La vida potencial
Mientras John Irving escribía Una mujer difícil en su domicilio de Nueva Inglaterra, Majgull Axelsson trabajaba en la redacción de La bruja de abril en algún lugar de Suecia. En aquella novela, Irving contaba la historia de una niña venida al mundo para llenar el vacío dejado por sus dos hermanos, muertos en accidente. En ésta, Axelsson nos presenta a una inválida que fue abandonada al poco de nacer y cuyo hueco ha sido ocupado por las tres chicas a las que algo después adoptó su madre. Curiosa (y por supuesto casual) simetría la de ambos planteamientos, que por distintos caminos nos llevan al análisis de la relación que se establece entre el ser humano y su entorno inmediato, la familia.
LA BRUJA DE ABRIL
Majgull Axelsson Traducción de Jesús Pardo Galaxia Gutenberg. Barcelona, 2002. 589 páginas. 16,83 euros
Salta a la vista que la familia de Desirée Johansson, la protagonista y narradora de la historia, es cualquier cosa menos convencional. Durante unos años, Ellen, su madre, acogió en su casa a Christina, Margareta y Birgitta. Luego, una grave enfermedad la recluyó en un hospital, y las tres chicas fueron devueltas a sus madres biológicas o reasignadas a nuevas familias. En todo ese tiempo, Ellen jamás se interesó por la suerte de su verdadera hija, quien, debido a su grave lesión cerebral, ha vivido siempre en residencias para minusválidos y últimamente sólo puede comunicarse con el mundo mediante un ordenador que traduce en palabras sus pensamientos. La casualidad hará que pase a ocuparse de Desirée un médico, el doctor Hubertsson, que con anterioridad había subarrendado una habitación en la casa de Ellen. A través de Hubertsson, Desirée averiguará cómo ha sido la vida que han llevado su madre y sus hermanas, y esas averiguaciones la llevarán a imaginar una existencia potencial, la existencia que le habría correspondido en el caso de haber nacido sana.
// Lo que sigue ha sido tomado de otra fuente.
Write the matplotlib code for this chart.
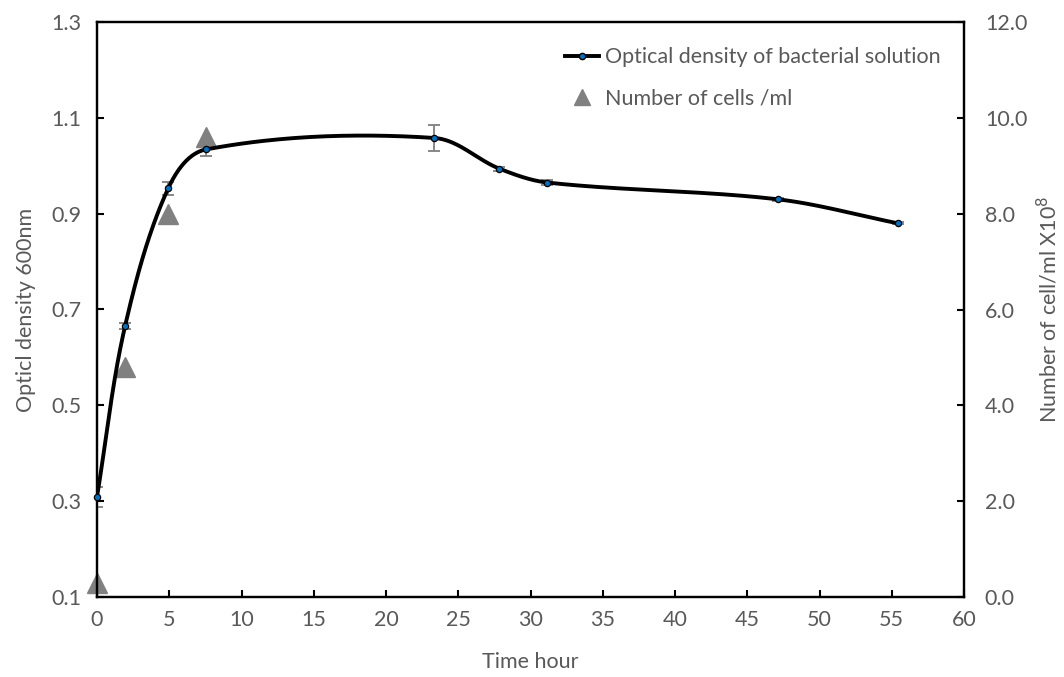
import numpy as np
import matplotlib
matplotlib.use("Agg")
import matplotlib.pyplot as plt
from matplotlib.lines import Line2D

# Growth measurements
time_h = [0, 1.94, 4.93, 7.54, 23.34, 27.84, 31.16, 47.1, 55.4]
od600 = [0.309, 0.665, 0.953, 1.034, 1.058, 0.994, 0.965, 0.930, 0.880]
od_err = [0.021, 0.006, 0.014, 0.013, 0.027, 0.004, 0.005, 0.003, 0.002]

cell_time_h = [0, 1.94, 4.93, 7.54]
cells_e8 = [0.3, 4.8, 8.0, 9.6]

x_ticks = list(range(0, 61, 5))
od_ticks = [0.1, 0.3, 0.5, 0.7, 0.9, 1.1, 1.3]
cell_ticks = [0.0, 2.0, 4.0, 6.0, 8.0, 10.0, 12.0]

TEXT = "#595959"
FS = 15.5
plt.rcParams["font.family"] = ["Lato", "DejaVu Sans"]


def smooth_curve(ax, xs, ys, n=60):
    """Smoothed line through the points, built as cubic Beziers in display
    space: tangent along the neighbour chord, handles a third of each segment."""
    P = ax.transData.transform(np.column_stack([xs, ys]).astype(float))
    m = len(P)
    tang = np.zeros_like(P)
    for i in range(m):
        a = P[max(i - 1, 0)]
        b = P[min(i + 1, m - 1)]
        d = b - a
        tang[i] = d / np.hypot(*d)
    t = np.linspace(0, 1, n)[:, None]
    out = []
    for i in range(m - 1):
        p1, p2 = P[i], P[i + 1]
        L = np.hypot(*(p2 - p1))
        c1 = p1 + tang[i] * L / 3.0
        c2 = p2 - tang[i + 1] * L / 3.0
        seg = ((1 - t) ** 3) * p1 + 3 * ((1 - t) ** 2) * t * c1 \
            + 3 * (1 - t) * t ** 2 * c2 + t ** 3 * p2
        out.append(seg if i == 0 else seg[1:])
    out = ax.transData.inverted().transform(np.vstack(out))
    return out[:, 0], out[:, 1]


fig = plt.figure(figsize=(10.64, 6.77), dpi=100)
ax = fig.add_axes([97 / 1064, 1 - 597 / 677, 867 / 1064, 575 / 677])
ax2 = ax.twinx()

ax.set_xlim(0, 60)
ax.set_ylim(0.1, 1.3)
ax2.set_ylim(0, 12)

# cell counts on the secondary axis, kept underneath the OD curve
ax2.plot(cell_time_h, cells_e8, linestyle="none", marker="^", markersize=14,
         color="#808080", markeredgecolor="#808080", clip_on=False)
ax.set_zorder(ax2.get_zorder() + 1)
ax.patch.set_visible(False)

sx, sy = smooth_curve(ax, time_h, od600)
ax.plot(sx, sy, color="black", linewidth=2.8, solid_capstyle="round", zorder=3)
ax.errorbar(time_h, od600, yerr=od_err, fmt="none", ecolor="#7f7f7f",
            elinewidth=1.3, capsize=4.5, capthick=1.3, zorder=2)
ax.plot(time_h, od600, linestyle="none", marker="o", markersize=4.5,
        markerfacecolor="#0070C0", markeredgecolor="black",
        markeredgewidth=0.9, zorder=4, clip_on=False)

ax.set_xticks(x_ticks)
ax.set_yticks(od_ticks)
ax2.set_yticks(cell_ticks)
ax.set_yticklabels([f"{v:.1f}" for v in od_ticks])
ax2.set_yticklabels([f"{v:.1f}" for v in cell_ticks])

for a in (ax, ax2):
    for s in a.spines.values():
        s.set_color("black")
        s.set_linewidth(1.6)

ax.tick_params(axis="x", direction="in", length=5, width=1.5, pad=9,
               labelsize=FS, labelcolor=TEXT, color="black")
ax.tick_params(axis="y", direction="in", length=5, width=1.5, pad=11,
               labelsize=FS, labelcolor=TEXT, color="black")
ax2.tick_params(axis="y", direction="in", length=5, width=1.5, pad=15,
                labelsize=FS, labelcolor=TEXT, color="black")

ax.set_xlabel("Time hour", fontsize=FS, color=TEXT, labelpad=16)
ax.set_ylabel("Opticl density 600nm", fontsize=FS, color=TEXT, labelpad=11)
ax2.set_ylabel("Number of cell/ml X10$^{8}$", fontsize=FS, color=TEXT,
               labelpad=6)

handles = [
    Line2D([], [], color="black", linewidth=2.8, marker="o", markersize=4.5,
           markerfacecolor="#0070C0", markeredgecolor="black"),
    Line2D([], [], linestyle="none", marker="^", markersize=11,
           color="#808080"),
]
ax.legend(handles, ["Optical density of bacterial solution",
                    "Number of cells /ml"],
          loc="upper right", bbox_to_anchor=(0.995, 0.99), frameon=False,
          fontsize=FS, labelcolor=TEXT, handlelength=1.6, handletextpad=0.25,
          labelspacing=1.0)

fig.savefig("out.png", dpi=100)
Con un planteamiento así, La bruja de abril no puede ser sino imaginación en estado puro y, al mismo tiempo, metáfora de la propia imaginación. Reducidas al mínimo sus funciones vitales, convertida Desirée en un organismo inmóvil y capaz sólo de imaginar, sus limitaciones la transforman (ahí está la paradoja) en un ser de libertad irrestricta, en una suerte de demiurgo facultado para crear y moverse libremente por un universo mucho más vasto que el universo real. ¿Metáfora nada más de la imaginación o también del hecho mismo de narrar? Su omnisciencia es la omnisciencia del novelista, y esa necesidad suya de vivir otras vidas y prolongarse de forma vicaria en sus personajes está en el origen de toda narración. Pero La bruja de abril no sería la excelente novela que es si su autora se hubiera limitado a dar por buena la brillantez teórica de su propuesta. Además de eso está la inmensa piedad que inspiran a la narradora sus contradictorias y desvalidas criaturas, una piedad franca y generosa que en ningún momento deriva hacia la autocompasión, lo que resulta llamativo dadas las circunstancias en que se desenvuelve la vida de Desirée. Es La bruja de abril una obra iluminada por la grandeza: grandeza espiritual y literaria. Sería injusto que una novela así pasara inadvertida para el lector español.